Thursday, March 11, 2010
Tuesday, March 9, 2010
Everyday Wisdom
Then he said to them all: "If anyone would come after me, he must deny himself and take up his cross daily and follow me."
Luke 9:23
Being a mother and a wife seems like the hardest thing to do, the hardest thing I have ever done. There are days when God seems far away, although I know He is always near. Draw near to me and I will draw near to you, Jesus said. But drawing near to Jesus is hard when there’s not really much to do, when all that’s expected of me in my day is to watch over my eldest who is a year and a half and my youngest who is almost three months old. People are right in both regards – when they say being a full-time mom is boring and when they say being a full-time mom is the most rewarding (and important) thing in the world.
In many ways, being a mother is incredibly boring. Nothing much happens during the day. There are long stretches of time I want to fill with something – even the inane sounds of day time television. These are the times that are perfect breeding grounds for dissatisfaction, discouragement and doubt, all things that take me farther away from God.
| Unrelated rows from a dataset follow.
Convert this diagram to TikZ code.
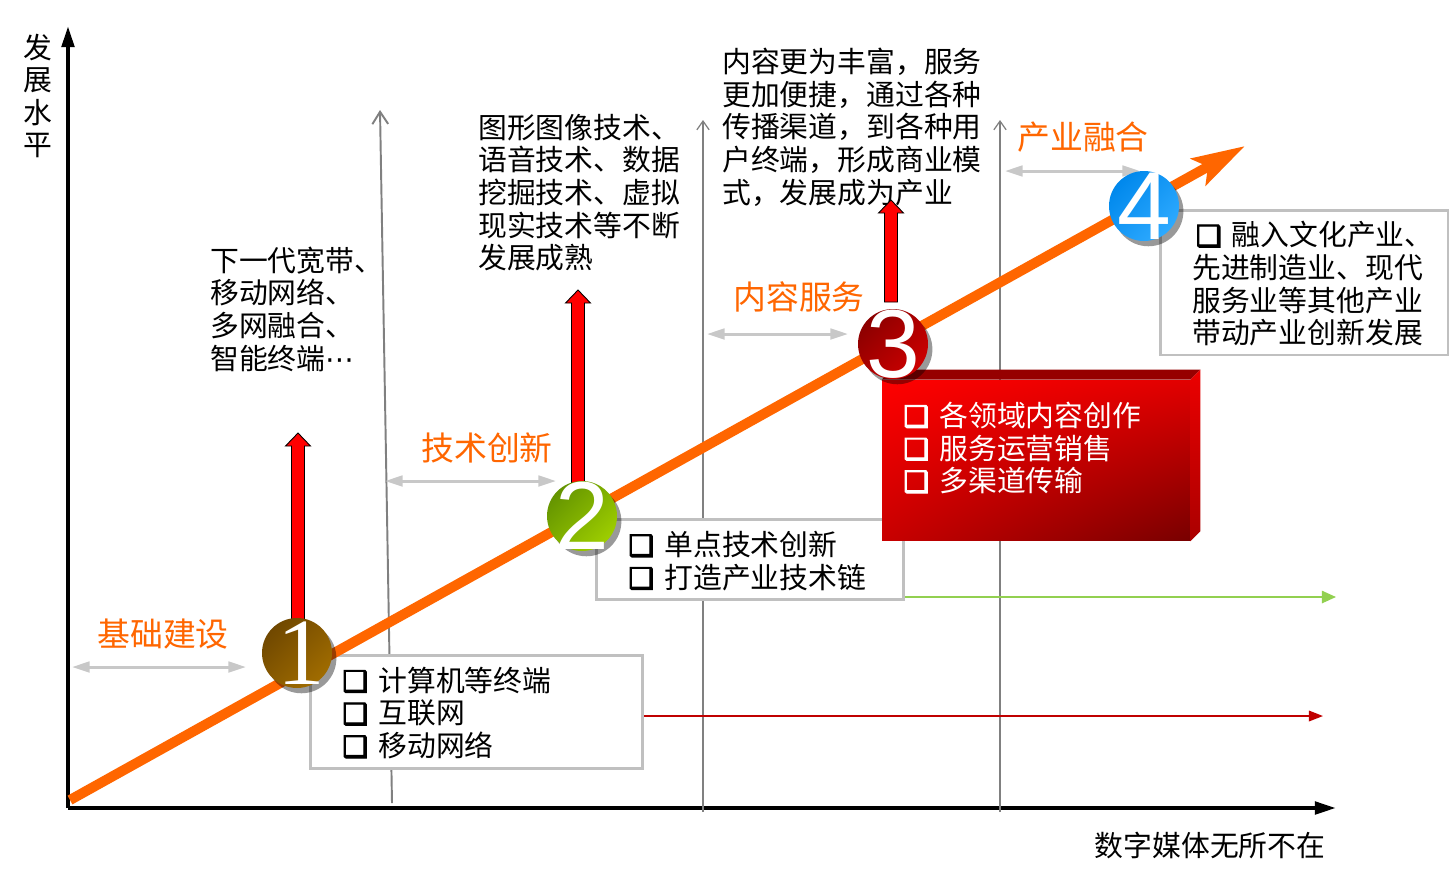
\documentclass[tikz,border=0pt]{standalone}
\usepackage{fontspec}
\setmainfont{Noto Sans CJK SC}
\newfontfamily\symfont{DejaVu Sans}
\newfontfamily\heavysym{DejaVu Sans}[FakeBold=3.5]
\newfontfamily\numsans{Liberation Sans}
\newfontfamily\numserif{Liberation Serif}
\usetikzlibrary{arrows.meta,shadows,shadings,calc}

\definecolor{orangeline}{RGB}{255,102,0}
\definecolor{boxgray}{RGB}{192,192,192}
\definecolor{axisgray}{RGB}{128,128,128}
\definecolor{lightline}{RGB}{200,200,200}
\definecolor{greenline}{RGB}{146,208,80}
\definecolor{redline}{RGB}{192,0,0}
\definecolor{brownA}{RGB}{112,72,0}
\definecolor{brownB}{RGB}{160,108,0}
\definecolor{greenA}{RGB}{100,148,0}
\definecolor{greenB}{RGB}{158,206,0}
\definecolor{redA}{RGB}{140,0,0}
\definecolor{redB}{RGB}{205,0,0}
\definecolor{blueA}{RGB}{0,136,236}
\definecolor{blueB}{RGB}{46,170,255}

% hollow square bullet followed by fixed gap
\newcommand\bx{\makebox[20.5pt][l]{{\heavysym ❑}}}

% upright block arrow from base #1 to tip #2
\newcommand\blockarrow[2]{%
  \filldraw[fill=red, draw=black, line width=0.5pt, line join=miter]
    ($(#1)+(-6.5,0)$) -- ($(#2)+(-6.5,13)$) -- ($(#2)+(-12.5,13)$) -- (#2)
    -- ($(#2)+(12.5,13)$) -- ($(#2)+(6.5,13)$) -- ($(#1)+(6.5,0)$) -- cycle;}

\tikzset{
  txt/.style={font=\fontsize{16.4}{18.6}\selectfont, align=left, inner sep=0pt, anchor=west},
  olabel/.style={font=\fontsize{18.7}{20}\selectfont, text=orangeline, inner sep=0pt},
  gbox/.style={draw=boxgray, line width=1.7pt, fill=white, inner sep=0pt},
  ball/.style={circle, minimum size=1.4cm, inner sep=0pt,
    drop shadow={shadow xshift=2.5pt, shadow yshift=-3pt, opacity=0.4, fill=black}},
  digit/.style={text=white, inner sep=0pt},
  dbl/.style={draw=lightline, line width=1.7pt,
    {Triangle[length=10pt,width=6pt]}-{Triangle[length=10pt,width=6pt]}},
  axisline/.style={draw=black, line width=2.3pt, -{Triangle[length=12pt,width=7pt]}},
  thingray/.style={draw=axisgray, line width=0.7pt, -{Straight Barb[length=5pt,width=7pt]}},
}

\begin{document}
\begin{tikzpicture}[x=0.02cm, y=-0.02cm]
  \fill[white] (0,0) rectangle (1456,870);
  \useasboundingbox (0,0) rectangle (1456,870);

  % axes
  \coordinate (org) at (68,808);
  \coordinate (ytop) at (68,26);
  \coordinate (xend) at (1336,808);
  \draw[axisline] (org) -- (ytop);
  \draw[axisline] (org) -- (xend);
  \node[font=\fontsize{16.4}{18.5}\selectfont, align=center, inner sep=0pt] (ylab) at (38,96) {发\\展\\水\\平};
  \node[font=\fontsize{16.4}{18.5}\selectfont, inner sep=0pt] (xlab) at (1210,845) {数字媒体无所不在};

  % stage separators
  \coordinate (s1a) at (392,803); \coordinate (s1b) at (380,110);
  \coordinate (s2a) at (703,812); \coordinate (s2b) at (703,120);
  \coordinate (s3a) at (1000,812); \coordinate (s3b) at (1000,120);
  \draw[draw=axisgray, line width=1.1pt, -{Straight Barb[length=7pt,width=9pt]}] (s1a) -- (s1b);
  \draw[thingray] (s2a) -- (s2b);
  \draw[thingray] (s3a) -- (s3b);

  % stage spans
  \coordinate (d1a) at (72,667);   \coordinate (d1b) at (246,667);
  \coordinate (d2a) at (385,481);  \coordinate (d2b) at (556,481);
  \coordinate (d3a) at (707,334);  \coordinate (d3b) at (848,334);
  \coordinate (d4a) at (1005,171); \coordinate (d4b) at (1140,171);
  \draw[dbl] (d1a) -- (d1b);
  \draw[dbl] (d2a) -- (d2b);
  \draw[dbl] (d3a) -- (d3b);
  \draw[dbl] (d4a) -- (d4b);

  % stage labels
  \node[olabel] (l1) at (163,634) {基础建设};
  \node[olabel] (l2) at (487,448) {技术创新};
  \node[olabel] (l3) at (799,297) {内容服务};
  \node[olabel] (l4) at (1083,137) {产业融合};

  % description boxes
  \node[gbox, minimum width=6.66cm, minimum height=2.26cm] (b1) at (476.5,711.5) {};
  \node[gbox, minimum width=6.16cm, minimum height=1.6cm] (b2) at (750,559) {};
  \node[gbox, minimum width=5.76cm, minimum height=2.9cm] (b4) at (1304,282.5) {};

  % long trend arrows
  \coordinate (r1end) at (1323,716);
  \coordinate (g2end) at (1336,597);
  \draw[draw=redline, line width=0.9pt, -{Triangle[length=8pt,width=6pt]}] (b1.east |- r1end) -- (r1end);
  \draw[draw=greenline, line width=0.9pt, -{Triangle[length=8pt,width=7pt]}] (b2.east |- g2end) -- (g2end);

  \node[txt] (t1) at (342,713) {\bx 计算机等终端\\\bx 互联网\\\bx 移动网络};
  \node[txt] (t2) at (628,561) {\bx 单点技术创新\\\bx 打造产业技术链};
  \node[txt] (t4) at (1192,284) {\hspace*{2pt}\bx 融入文化产业、\\先进制造业、现代\\服务业等其他产业\\带动产业创新发展};

  % free texts
  \node[txt] (ta) at (210,309) {下一代宽带、\\移动网络、\\多网融合、\\智能终端{\symfont ⋯}};
  \node[txt] (tb) at (478,192.5) {图形图像技术、\\语音技术、数据\\挖掘技术、虚拟\\现实技术等不断\\发展成熟};
  \node[txt] (tc) at (722,127) {内容更为丰富，服务\\更加便捷，通过各种\\传播渠道，到各种用\\户终端，形成商业模\\式，发展成为产业};

  % main growth line
  \coordinate (g0) at (70,800);
  \coordinate (g1) at (1245,146);
  \draw[draw=orangeline, line width=5.7pt, -{Stealth[length=30pt,width=17pt,inset=6pt]}] (g0) -- (g1);

  % rising block arrows
  \coordinate (ab1) at (298,622); \coordinate (at1) at (298,433);
  \coordinate (ab2) at (578,485); \coordinate (at2) at (578,290);
  \coordinate (ab3) at (891,302); \coordinate (at3) at (891,200);
  \blockarrow{ab1}{at1}
  \blockarrow{ab2}{at2}
  \blockarrow{ab3}{at3}

  % content service panel
  \node[minimum width=6.16cm, minimum height=3.22cm, inner sep=0pt,
        upper left={rgb,255:red,255;green,0;blue,0}, upper right={rgb,255:red,225;green,0;blue,0},
        lower left={rgb,255:red,200;green,0;blue,0}, lower right={rgb,255:red,120;green,0;blue,0}]
        (rb) at (1036,460.5) {};
  \fill[fill={rgb,255:red,150;green,0;blue,0}] (rb.north west) -- ++(10,-10) -- ($(rb.north east)+(10,-10)$) -- (rb.north east) -- cycle;
  \shade[top color={rgb,255:red,235;green,0;blue,0}, bottom color={rgb,255:red,170;green,0;blue,0}]
    (rb.north east) -- ++(10,-10) -- ($(rb.south east)+(10,-10)$) -- (rb.south east) -- cycle;
  \node[txt, text=white] (t3) at (903,448) {\bx 各领域内容创作\\\bx 服务运营销售\\\bx 多渠道传输};

  % stage markers
  \node[ball, top color=brownA, bottom color=brownB, shading angle=45] (c1) at (297,653) {};
  \node[ball, top color=greenA, bottom color=greenB, shading angle=45] (c2) at (582,516) {};
  \node[ball, top color=redA, bottom color=redB, shading angle=45] (c3) at (893,344) {};
  \node[ball, top color=blueA, bottom color=blueB, shading angle=45] (c4) at (1144,206) {};
  \node[digit, font=\numserif\fontsize{54}{54}\selectfont] (n1) at ($(c1)+(4,0)$) {1};
  \node[digit, font=\numsans\fontsize{55}{55}\selectfont] (n2) at (c2) {2};
  \node[digit, font=\numsans\fontsize{55}{55}\selectfont] (n3) at (c3) {3};
  \node[digit, font=\numsans\fontsize{55}{55}\selectfont] (n4) at (c4) {4};
\end{tikzpicture}
\end{document}
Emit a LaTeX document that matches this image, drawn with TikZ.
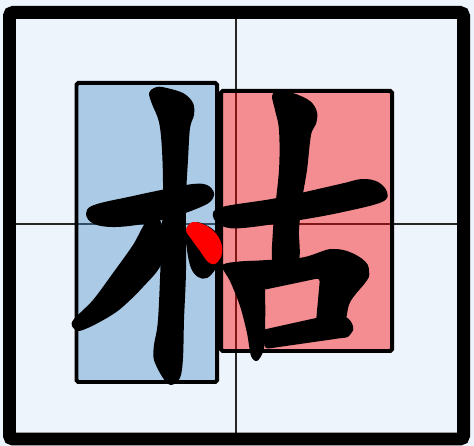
\documentclass[tikz,border=0pt]{standalone}
\usepackage{tikz}
\definecolor{paper}{HTML}{EDF4FB}
\definecolor{leftblue}{RGB}{70,140,200}
\tikzset{
  cellframe/.style={draw=black,line width=0.26cm,rounded corners=2pt},
  guideline/.style={draw=black!85,line width=0.025cm},
  leftpart/.style={draw=black,line width=0.08cm,fill=leftblue,fill opacity=0.4,
    rounded corners=1pt},
  rightpart/.style={draw=black,line width=0.08cm,fill=red,fill opacity=0.42,
    rounded corners=1pt},
  inkstroke/.style={fill=black},
  activestroke/.style={fill=red},
}

\begin{document}
\begin{tikzpicture}[x=0.02cm,y=-0.02cm]

  % paper and frame
  \fill[paper] (0,0) rectangle (474,446);
  \useasboundingbox (0,0) rectangle (474,446);
  \draw[guideline] (236,12) -- (236,439);
  \draw[guideline] (9,224) -- (464,224);
  \draw[cellframe] (9.5,12.5) rectangle (463.5,439);

  % component boxes
  \draw[leftpart] (76.5,83) rectangle (217,382);
  \draw[rightpart] (221,91) rectangle (392,351);

  % left part: horizontal
  \fill[inkstroke] plot[smooth cycle,tension=0.6] coordinates {
    (86,214) (94,205) (133,196) (166,189) (193,184) (207,185) (214,193)
    (210,202) (196,209) (176,216) (149,223) (116,227) (94,224)};

  % left part: falling stroke
  \fill[inkstroke] plot[smooth cycle,tension=0.5] coordinates {
    (147,221) (161,222) (162,262) (143,287) (119,310) (96,324) (79,331)
    (72,326) (74,319) (93,300) (113,273) (133,245)};

  % left part: vertical
  \fill[inkstroke] plot[smooth cycle,tension=0.55] coordinates {
    (149,93) (154,88) (162,87) (183,93) (193,103) (194,115) (190,128)
    (188,160) (186,200) (186,270) (184,320) (183,358) (180,378) (171,385)
    (163,378) (154,360) (154,345) (158,320) (161,253) (163,193) (162,150)
    (159,122) (152,104)};

  % left part: dot (base)
  \fill[inkstroke] plot[smooth cycle,tension=0.6] coordinates {
    (186,230) (194,222) (208,226) (219,236) (222,250) (216,268) (207,278)
    (198,277) (191,268) (187,250)};

  % right part: horizontal
  \fill[inkstroke] plot[smooth cycle,tension=0.6] coordinates {
    (213,216) (222,207) (277,198) (340,184) (362,179) (378,182) (387,192)
    (382,202) (343,212) (300,220) (243,228) (222,226)};

  % right part: vertical
  \fill[inkstroke] plot[smooth cycle,tension=0.55] coordinates {
    (272,96) (277,91) (293,93) (310,101) (317,112) (316,124) (311,135)
    (307,170) (302,200) (299,230) (298,262) (274,266) (273,230) (279,170)
    (279,130) (275,110)};

  % right part: box
  \fill[inkstroke] plot[smooth cycle,tension=0.5] coordinates {
    (222,266) (235,262) (262,263) (265,290) (265,335) (263,352) (257,361)
    (251,356) (247,333) (240,306) (230,281)};
  \fill[inkstroke,rounded corners=2pt] (235,262) -- (300,258)
    .. controls (315,255) and (325,249) .. (335,249)
    .. controls (350,250) and (368,260) .. (369,271)
    .. controls (370,281) and (352,295) .. (348,308)
    -- (346,320) -- (316,322) -- (320,278) -- (263,290) -- (240,290) -- cycle;
  \fill[inkstroke,rounded corners=2pt] (262,330) -- (316,318) -- (340,316)
    .. controls (350,317) and (355,327) .. (351,334)
    .. controls (347,338) and (341,338) .. (335,339)
    -- (265,349) -- cycle;

  % highlighted dot
  \fill[activestroke] plot[smooth cycle,tension=0.6] coordinates {
    (186,230) (193,222) (207,226) (217,235) (222,246) (221,257) (215,264)
    (208,262) (200,251) (192,240)};

\end{tikzpicture}
\end{document}
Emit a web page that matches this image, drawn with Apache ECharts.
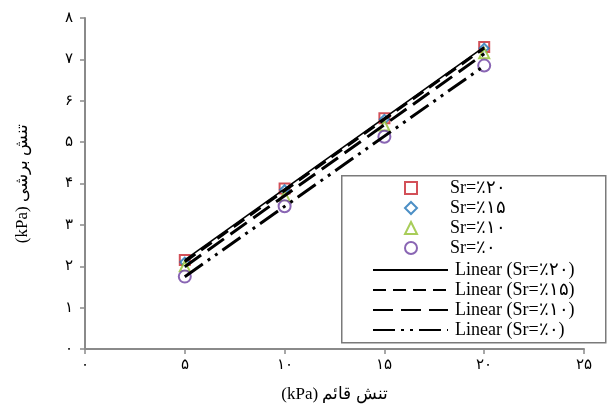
<!DOCTYPE html>
<html><head><meta charset="utf-8">
<script src="https://cdn.jsdelivr.net/npm/echarts@6/dist/echarts.min.js"></script>
<style>html,body{margin:0;padding:0;background:#fff}#c{width:611px;height:408px}</style>
</head><body><div id="c"></div>
<script>
var xValues = [5, 10, 15, 20];
var sr20 = [2.15, 3.88, 5.58, 7.30];
var sr15 = [2.10, 3.85, 5.55, 7.27];
var sr10 = [2.00, 3.70, 5.40, 7.15];
var sr0  = [1.75, 3.45, 5.13, 6.85];
var seriesNames = ['Sr=٪۲۰', 'Sr=٪۱۵', 'Sr=٪۱۰', 'Sr=٪۰'];
var lineNames = ['Linear (Sr=٪۲۰)', 'Linear (Sr=٪۱۵)', 'Linear (Sr=٪۱۰)', 'Linear (Sr=٪۰)'];
var xTickLabels = ['۰', '۵', '۱۰', '۱۵', '۲۰', '۲۵'];
var yTickLabels = ['۰', '۱', '۲', '۳', '۴', '۵', '۶', '۷', '۸'];
var xTitle = '(kPa) تنش قائم';
var yTitle = '(kPa) تنش برشی';

function pts(ys) { return xValues.map(function (x, i) { return [x, ys[i]]; }); }
function fit(ys) {
  var n = xValues.length, sx = 0, sy = 0, sxx = 0, sxy = 0;
  for (var i = 0; i < n; i++) { sx += xValues[i]; sy += ys[i]; sxx += xValues[i] * xValues[i]; sxy += xValues[i] * ys[i]; }
  var b = (n * sxy - sx * sy) / (n * sxx - sx * sx), a = (sy - b * sx) / n;
  var x0 = xValues[0], x1 = xValues[n - 1];
  return [[x0, a + b * x0], [x1, a + b * x1]];
}
var allY = [sr20, sr15, sr10, sr0];
var markers = [
  { symbol: 'rect', size: 10, color: '#c8242e' },
  { symbol: 'diamond', size: 9, color: '#1f73b7' },
  { symbol: 'triangle', size: 10, color: '#92c030' },
  { symbol: 'circle', size: 12, color: '#6b3fa0' }
];
var dashes = ['solid', [13, 7], [20, 8], [22, 6, 3, 6, 3, 6]];
var widths = [1.6, 3, 3, 3];

var series = [];
allY.forEach(function (ys, i) {
  series.push({
    name: seriesNames[i], type: 'scatter', data: pts(ys), z: 3,
    symbol: markers[i].symbol, symbolSize: markers[i].size,
    itemStyle: { color: '#fff', borderColor: markers[i].color, borderWidth: 2 }
  });
});
allY.forEach(function (ys, i) {
  series.push({
    name: lineNames[i], type: 'line', data: fit(ys), z: 4,
    symbol: 'none', showSymbol: false, silent: true,
    lineStyle: { color: '#000', width: widths[i], type: dashes[i] },
    itemStyle: { color: '#000' }
  });
});

var chart = echarts.init(document.getElementById('c'));
chart.setOption({
  animation: false,
  backgroundColor: '#fff',
  grid: { left: 85, right: 27, top: 18, bottom: 58 },
  xAxis: {
    type: 'value', min: 0, max: 25, interval: 5,
    axisLine: { lineStyle: { color: '#8a8a8a', width: 2 } },
    axisTick: { show: true, length: 5, lineStyle: { color: '#8a8a8a', width: 1.5 } },
    splitLine: { show: false },
    axisLabel: { margin: 9, color: '#000', fontSize: 15, fontFamily: 'DejaVu Serif',
      formatter: function (v) { return xTickLabels[Math.round(v / 5)]; } },
    name: xTitle, nameLocation: 'middle', nameGap: 37,
    nameTextStyle: { color: '#000', fontSize: 17, fontFamily: 'Liberation Serif' }
  },
  yAxis: {
    type: 'value', min: 0, max: 8, interval: 1,
    axisLine: { show: true, lineStyle: { color: '#8a8a8a', width: 2 } },
    axisTick: { show: true, length: 5, lineStyle: { color: '#8a8a8a', width: 1.5 } },
    splitLine: { show: false },
    axisLabel: { margin: 12, color: '#000', fontSize: 15, fontFamily: 'DejaVu Serif',
      formatter: function (v) { return yTickLabels[Math.round(v)]; } },
    name: yTitle, nameLocation: 'middle', nameGap: 54, nameRotate: 90,
    nameTextStyle: { color: '#000', fontSize: 17, fontFamily: 'Liberation Serif' }
  },
  legend: [
    {
      data: seriesNames, orient: 'vertical', left: 399, top: 174,
      itemWidth: 12, itemHeight: 12, itemGap: 2,
      textStyle: { color: '#000', fontSize: 18, fontFamily: 'Liberation Serif', padding: [0, 0, 0, 28] }
    },
    {
      data: lineNames, orient: 'vertical', left: 367, top: 256,
      itemWidth: 75, itemHeight: 12, itemGap: 2,
      itemStyle: { color: 'rgba(0,0,0,0)', borderColor: 'rgba(0,0,0,0)', borderWidth: 0 },
      textStyle: { color: '#000', fontSize: 18, fontFamily: 'Liberation Serif', padding: [0, 0, 0, 2] }
    }
  ],
  graphic: [{
    type: 'rect', left: 341, top: 175, z: 0,
    shape: { width: 264, height: 167 },
    style: { fill: '#fff', stroke: '#7a7a7a', lineWidth: 1.5 }
  }],
  series: series
});
</script>
</body></html>
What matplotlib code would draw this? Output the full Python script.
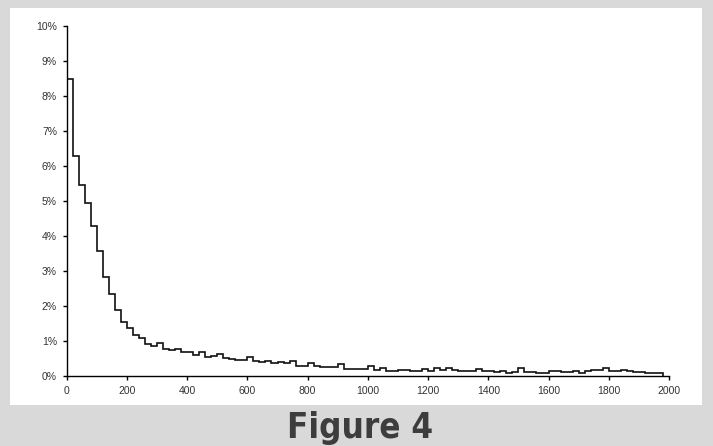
import matplotlib.pyplot as plt
import numpy as np
from matplotlib.patches import Rectangle
from matplotlib.ticker import PercentFormatter

# bin edges (width 20) and share of values in each bin, in percent
bin_edges = np.arange(0, 2000, 20)
shares = [8.5, 6.3, 5.45, 4.95, 4.3, 3.57, 2.82, 2.33, 1.9, 1.55,
          1.37, 1.18, 1.08, 0.91, 0.87, 0.93, 0.78, 0.75, 0.76, 0.69,
          0.68, 0.61, 0.69, 0.54, 0.57, 0.63, 0.52, 0.48, 0.45, 0.45,
          0.55, 0.42, 0.39, 0.42, 0.36, 0.39, 0.36, 0.44, 0.30, 0.30,
          0.36, 0.29, 0.25, 0.27, 0.27, 0.35, 0.20, 0.20, 0.20, 0.20,
          0.30, 0.16, 0.23, 0.15, 0.15, 0.18, 0.17, 0.13, 0.13, 0.21,
          0.15, 0.22, 0.16, 0.22, 0.17, 0.13, 0.13, 0.14, 0.20, 0.13,
          0.15, 0.12, 0.15, 0.10, 0.12, 0.22, 0.11, 0.12, 0.10, 0.10,
          0.14, 0.14, 0.11, 0.11, 0.14, 0.10, 0.14, 0.17, 0.17, 0.24,
          0.13, 0.13, 0.17, 0.13, 0.11, 0.11, 0.10, 0.10, 0.10]
x_ticks = list(range(0, 2001, 200))
y_ticks = list(range(0, 11))
caption = "Figure 4"

W, H = 713, 446
fig = plt.figure(figsize=(W / 100, H / 100), dpi=100)
fig.patch.set_facecolor("#d9d9d9")

# white panel behind the chart
fig.patches.append(Rectangle((10 / W, (H - 405) / H), 692 / W, 397 / H,
                             transform=fig.transFigure, facecolor="white",
                             edgecolor="none", zorder=-5))

ax = fig.add_axes([66.7 / W, (H - 376) / H, (669 - 66.7) / W, 350 / H])
ax.set_zorder(2)
ax.patch.set_alpha(0)
ax.stairs(shares, bin_edges, baseline=0, color="#111111", lw=1.2)

ax.set_xlim(0, 2000)
ax.set_ylim(0, 10)
ax.set_xticks(x_ticks)
ax.set_yticks(y_ticks)
ax.yaxis.set_major_formatter(PercentFormatter(decimals=0))
for s in ["top", "right"]:
    ax.spines[s].set_visible(False)
for s in ["left", "bottom"]:
    ax.spines[s].set_color("black")
    ax.spines[s].set_linewidth(1.0)
ax.tick_params(direction="out", length=3, width=1, color="black",
               labelsize=7.5, labelcolor="#333333", pad=4)
for lab in ax.get_xticklabels() + ax.get_yticklabels():
    lab.set_family(["Liberation Sans", "DejaVu Sans"])

fig.text(360 / W, (H - 428) / H, caption, ha="center", va="center",
         fontsize=25, fontweight="bold", fontstretch="condensed",
         color="#3d3d3d", family=["DejaVu Sans"])

fig.savefig("out.png", dpi=100, facecolor=fig.get_facecolor())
Satan, it seems, is always just lurking around the corner lately, waiting for me with his arsenal poised in my head.
Within all the day-to-day minutiae however something pretty incredible is happening – my children are growing up. And it is in precisely these moments when I’m not thinking about what I’m saying, when the temptation to yell at them arises, when everything I do seems to be worth very little, it is in those very moments that they are growing up. And when I actually understand that – when I know that in my bones – the boredom and tediousness of every single day of diapering, laundry, feeding, changing, bathing, planning groceries, planning meals, budgeting, cooking, working, seems to melt away.
For that is the cup my Father has given me. That is my cross. And I will bear it with gratitude and a certain reverence. For His yoke is easy and His burden is light.